* Exercise description *
Exclude the pictures and reproduce the remaining data exactly as written.

* Given material *
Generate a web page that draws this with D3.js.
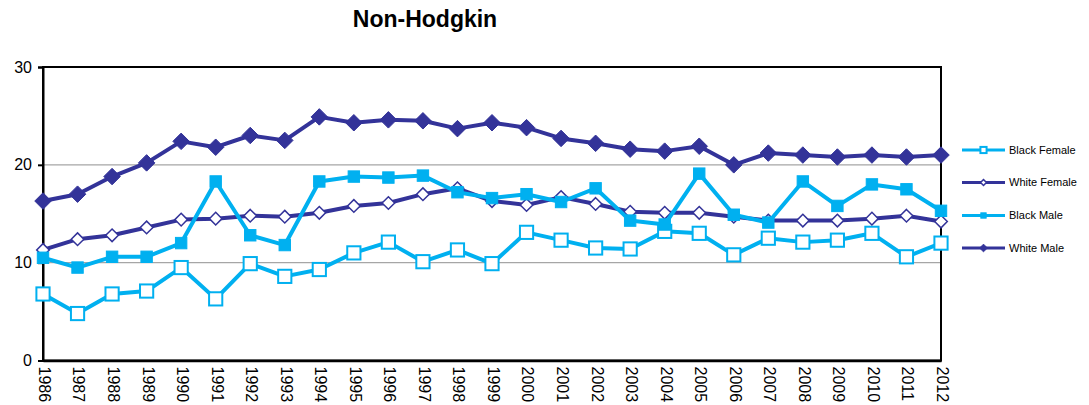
<!DOCTYPE html>
<html>
<head>
<meta charset="utf-8">
<script src="https://cdn.jsdelivr.net/npm/d3@7"></script>
<style>
    body { margin: 0; background: #fff; }
    svg { font-family: "Liberation Sans", Arial, sans-serif; }
</style>
</head>
<body>
<svg id="chart" width="1089" height="405"></svg>
<script>
// data
const years = [1986, 1987, 1988, 1989, 1990, 1991, 1992, 1993, 1994, 1995, 1996, 1997, 1998,
    1999, 2000, 2001, 2002, 2003, 2004, 2005, 2006, 2007, 2008, 2009, 2010, 2011, 2012];
const blackFemale = [6.8, 4.8, 6.8, 7.1, 9.5, 6.3, 9.9, 8.6, 9.3, 11.0, 12.1, 10.1, 11.3,
    9.9, 13.1, 12.3, 11.5, 11.4, 13.2, 13.0, 10.8, 12.5, 12.1, 12.3, 13.0, 10.6, 12.0];
const whiteFemale = [11.3, 12.4, 12.8, 13.6, 14.4, 14.5, 14.8, 14.7, 15.1, 15.8, 16.1, 17.0, 17.6,
    16.3, 15.9, 16.7, 16.0, 15.2, 15.1, 15.1, 14.7, 14.3, 14.3, 14.3, 14.5, 14.8, 14.2];
const blackMale = [10.5, 9.5, 10.6, 10.6, 12.0, 18.3, 12.8, 11.8, 18.3, 18.8, 18.7, 18.9, 17.2,
    16.6, 17.0, 16.2, 17.6, 14.3, 13.9, 19.1, 14.9, 14.1, 18.3, 15.8, 18.0, 17.5, 15.3];
const whiteMale = [16.3, 17.0, 18.8, 20.2, 22.4, 21.8, 23.0, 22.5, 24.9, 24.3, 24.6, 24.5, 23.7,
    24.3, 23.8, 22.7, 22.2, 21.6, 21.4, 21.9, 20.0, 21.2, 21.0, 20.8, 21.0, 20.8, 21.0];
const yTicks = [0, 10, 20, 30];

const cyan = "#00b0f0";
const navy = "#333399";

const series = [
    {name: "Black Female", values: blackFemale, color: cyan, shape: "square", filled: false},
    {name: "White Female", values: whiteFemale, color: navy, shape: "diamond", filled: false},
    {name: "Black Male", values: blackMale, color: cyan, shape: "square", filled: true},
    {name: "White Male", values: whiteMale, color: navy, shape: "diamond", filled: true}
];

const svg = d3.select("#chart");
const plotLeft = 43, plotRight = 941, plotTop = 67, plotBottom = 360.5;

const x = d3.scalePoint().domain(years).range([plotLeft, plotRight]);
const y = d3.scaleLinear().domain([0, 30]).range([plotBottom, plotTop]);

// title
svg.append("text")
    .attr("x", 425)
    .attr("y", 27)
    .attr("text-anchor", "middle")
    .style("font-size", "23px")
    .style("font-weight", "bold")
    .text("Non-Hodgkin");

// gridlines
svg.append("g")
    .selectAll("line")
    .data([10, 20])
    .enter()
    .append("line")
    .attr("x1", plotLeft)
    .attr("x2", plotRight)
    .attr("y1", d => y(d))
    .attr("y2", d => y(d))
    .style("stroke", "#a6a6a6")
    .style("stroke-width", 1.2);

// plot box
svg.append("rect")
    .attr("x", plotLeft)
    .attr("y", plotTop)
    .attr("width", plotRight - plotLeft)
    .attr("height", plotBottom - plotTop)
    .attr("fill", "none")
    .attr("stroke", "black")
    .attr("stroke-width", 2);

// y axis
const yAxis = svg.append("g")
    .attr("transform", `translate(${plotLeft},0)`)
    .call(d3.axisLeft(y).tickValues(yTicks).tickSize(5).tickFormat(d3.format("d")));
yAxis.select(".domain").attr("stroke-width", 2);
yAxis.selectAll("line").attr("stroke-width", 2);
yAxis.selectAll("text")
    .style("font-size", "16px")
    .attr("fill", "black")
    .attr("x", -11);

// x axis, labels only (no tick marks in the original)
const xAxis = svg.append("g")
    .attr("transform", `translate(0,${plotBottom})`)
    .call(d3.axisBottom(x).tickSize(0));
xAxis.select(".domain").attr("stroke-width", 2.5);
xAxis.selectAll("text")
    .style("font-size", "16px")
    .attr("fill", "black")
    .attr("text-anchor", "start")
    .attr("transform", "rotate(90)")
    .attr("x", 6)
    .attr("y", -1)
    .attr("dy", "0.35em");

// marker drawing
function marker(sel, s, size) {
    if (s.shape === "square") {
        const h = s.filled ? size * 0.38 : size * 0.44;
        sel.append("rect")
            .attr("x", -h).attr("y", -h)
            .attr("width", 2 * h).attr("height", 2 * h)
            .attr("fill", s.filled ? s.color : "white")
            .attr("stroke", s.color)
            .attr("stroke-width", s.filled ? 1 : 2);
    } else {
        const h = s.filled ? size * 0.55 : size * 0.42;
        sel.append("path")
            .attr("d", `M0,${-h}L${h},0L0,${h}L${-h},0Z`)
            .attr("fill", s.filled ? s.color : "white")
            .attr("stroke", s.color)
            .attr("stroke-width", s.filled ? 1 : 1.5);
    }
}

const line = d3.line().x((d, i) => x(years[i])).y(d => y(d));

series.forEach(s => {
    const g = svg.append("g");
    g.append("path")
        .datum(s.values)
        .attr("d", line)
        .attr("fill", "none")
        .attr("stroke", s.color)
        .attr("stroke-width", 4)
        .attr("stroke-linejoin", "round");
    g.selectAll("g.pt")
        .data(s.values)
        .enter()
        .append("g")
        .attr("class", "pt")
        .attr("transform", (d, i) => `translate(${x(years[i])},${y(d)})`)
        .each(function () { marker(d3.select(this), s, 15); });
});

// legend
const legendY = [150, 182.5, 215.5, 248];
series.forEach((s, i) => {
    const g = svg.append("g").attr("transform", `translate(962,${legendY[i]})`);
    g.append("line")
        .attr("x1", 0).attr("x2", 43)
        .attr("stroke", s.color)
        .attr("stroke-width", 3);
    const m = g.append("g").attr("transform", "translate(21.5,0)");
    marker(m, s, 7);
    g.append("text")
        .attr("x", 47)
        .attr("dy", "0.35em")
        .style("font-size", "11px")
        .text(s.name);
});
</script>
</body>
</html>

* Solution for this task *
Generate a web page that draws this with D3.js.
<!DOCTYPE html>
<html>
<head>
<meta charset="utf-8">
<script src="https://cdn.jsdelivr.net/npm/d3@7"></script>
<style>
    body { margin: 0; background: #fff; }
    svg { font-family: "Liberation Sans", Arial, sans-serif; }
</style>
</head>
<body>
<svg id="chart" width="1089" height="405"></svg>
<script>
// data
const years = [1986, 1987, 1988, 1989, 1990, 1991, 1992, 1993, 1994, 1995, 1996, 1997, 1998,
    1999, 2000, 2001, 2002, 2003, 2004, 2005, 2006, 2007, 2008, 2009, 2010, 2011, 2012];
const blackFemale = [6.8, 4.8, 6.8, 7.1, 9.5, 6.3, 9.9, 8.6, 9.3, 11.0, 12.1, 10.1, 11.3,
    9.9, 13.1, 12.3, 11.5, 11.4, 13.2, 13.0, 10.8, 12.5, 12.1, 12.3, 13.0, 10.6, 12.0];
const whiteFemale = [11.3, 12.4, 12.8, 13.6, 14.4, 14.5, 14.8, 14.7, 15.1, 15.8, 16.1, 17.0, 17.6,
    16.3, 15.9, 16.7, 16.0, 15.2, 15.1, 15.1, 14.7, 14.3, 14.3, 14.3, 14.5, 14.8, 14.2];
const blackMale = [10.5, 9.5, 10.6, 10.6, 12.0, 18.3, 12.8, 11.8, 18.3, 18.8, 18.7, 18.9, 17.2,
    16.6, 17.0, 16.2, 17.6, 14.3, 13.9, 19.1, 14.9, 14.1, 18.3, 15.8, 18.0, 17.5, 15.3];
const whiteMale = [16.3, 17.0, 18.8, 20.2, 22.4, 21.8, 23.0, 22.5, 24.9, 24.3, 24.6, 24.5, 23.7,
    24.3, 23.8, 22.7, 22.2, 21.6, 21.4, 21.9, 20.0, 21.2, 21.0, 20.8, 21.0, 20.8, 21.0];
const yTicks = [0, 10, 20, 30];

const cyan = "#00b0f0";
const navy = "#333399";

const series = [
    {name: "Black Female", values: blackFemale, color: cyan, shape: "square", filled: false},
    {name: "White Female", values: whiteFemale, color: navy, shape: "diamond", filled: false},
    {name: "Black Male", values: blackMale, color: cyan, shape: "square", filled: true},
    {name: "White Male", values: whiteMale, color: navy, shape: "diamond", filled: true}
];

const svg = d3.select("#chart");
const plotLeft = 43, plotRight = 941, plotTop = 67, plotBottom = 360.5;

const x = d3.scalePoint().domain(years).range([plotLeft, plotRight]);
const y = d3.scaleLinear().domain([0, 30]).range([plotBottom, plotTop]);

// title
svg.append("text")
    .attr("x", 425)
    .attr("y", 27)
    .attr("text-anchor", "middle")
    .style("font-size", "23px")
    .style("font-weight", "bold")
    .text("Non-Hodgkin");

// gridlines
svg.append("g")
    .selectAll("line")
    .data([10, 20])
    .enter()
    .append("line")
    .attr("x1", plotLeft)
    .attr("x2", plotRight)
    .attr("y1", d => y(d))
    .attr("y2", d => y(d))
    .style("stroke", "#a6a6a6")
    .style("stroke-width", 1.2);

// plot box
svg.append("rect")
    .attr("x", plotLeft)
    .attr("y", plotTop)
    .attr("width", plotRight - plotLeft)
    .attr("height", plotBottom - plotTop)
    .attr("fill", "none")
    .attr("stroke", "black")
    .attr("stroke-width", 2);

// y axis
const yAxis = svg.append("g")
    .attr("transform", `translate(${plotLeft},0)`)
    .call(d3.axisLeft(y).tickValues(yTicks).tickSize(5).tickFormat(d3.format("d")));
yAxis.select(".domain").attr("stroke-width", 2);
yAxis.selectAll("line").attr("stroke-width", 2);
yAxis.selectAll("text")
    .style("font-size", "16px")
    .attr("fill", "black")
    .attr("x", -11);

// x axis, labels only (no tick marks in the original)
const xAxis = svg.append("g")
    .attr("transform", `translate(0,${plotBottom})`)
    .call(d3.axisBottom(x).tickSize(0));
xAxis.select(".domain").attr("stroke-width", 2.5);
xAxis.selectAll("text")
    .style("font-size", "16px")
    .attr("fill", "black")
    .attr("text-anchor", "start")
    .attr("transform", "rotate(90)")
    .attr("x", 6)
    .attr("y", -1)
    .attr("dy", "0.35em");

// marker drawing
function marker(sel, s, size) {
    if (s.shape === "square") {
        const h = s.filled ? size * 0.38 : size * 0.44;
        sel.append("rect")
            .attr("x", -h).attr("y", -h)
            .attr("width", 2 * h).attr("height", 2 * h)
            .attr("fill", s.filled ? s.color : "white")
            .attr("stroke", s.color)
            .attr("stroke-width", s.filled ? 1 : 2);
    } else {
        const h = s.filled ? size * 0.55 : size * 0.42;
        sel.append("path")
            .attr("d", `M0,${-h}L${h},0L0,${h}L${-h},0Z`)
            .attr("fill", s.filled ? s.color : "white")
            .attr("stroke", s.color)
            .attr("stroke-width", s.filled ? 1 : 1.5);
    }
}

const line = d3.line().x((d, i) => x(years[i])).y(d => y(d));

series.forEach(s => {
    const g = svg.append("g");
    g.append("path")
        .datum(s.values)
        .attr("d", line)
        .attr("fill", "none")
        .attr("stroke", s.color)
        .attr("stroke-width", 4)
        .attr("stroke-linejoin", "round");
    g.selectAll("g.pt")
        .data(s.values)
        .enter()
        .append("g")
        .attr("class", "pt")
        .attr("transform", (d, i) => `translate(${x(years[i])},${y(d)})`)
        .each(function () { marker(d3.select(this), s, 15); });
});

// legend
const legendY = [150, 182.5, 215.5, 248];
series.forEach((s, i) => {
    const g = svg.append("g").attr("transform", `translate(962,${legendY[i]})`);
    g.append("line")
        .attr("x1", 0).attr("x2", 43)
        .attr("stroke", s.color)
        .attr("stroke-width", 3);
    const m = g.append("g").attr("transform", "translate(21.5,0)");
    marker(m, s, 7);
    g.append("text")
        .attr("x", 47)
        .attr("dy", "0.35em")
        .style("font-size", "11px")
        .text(s.name);
});
</script>
</body>
</html>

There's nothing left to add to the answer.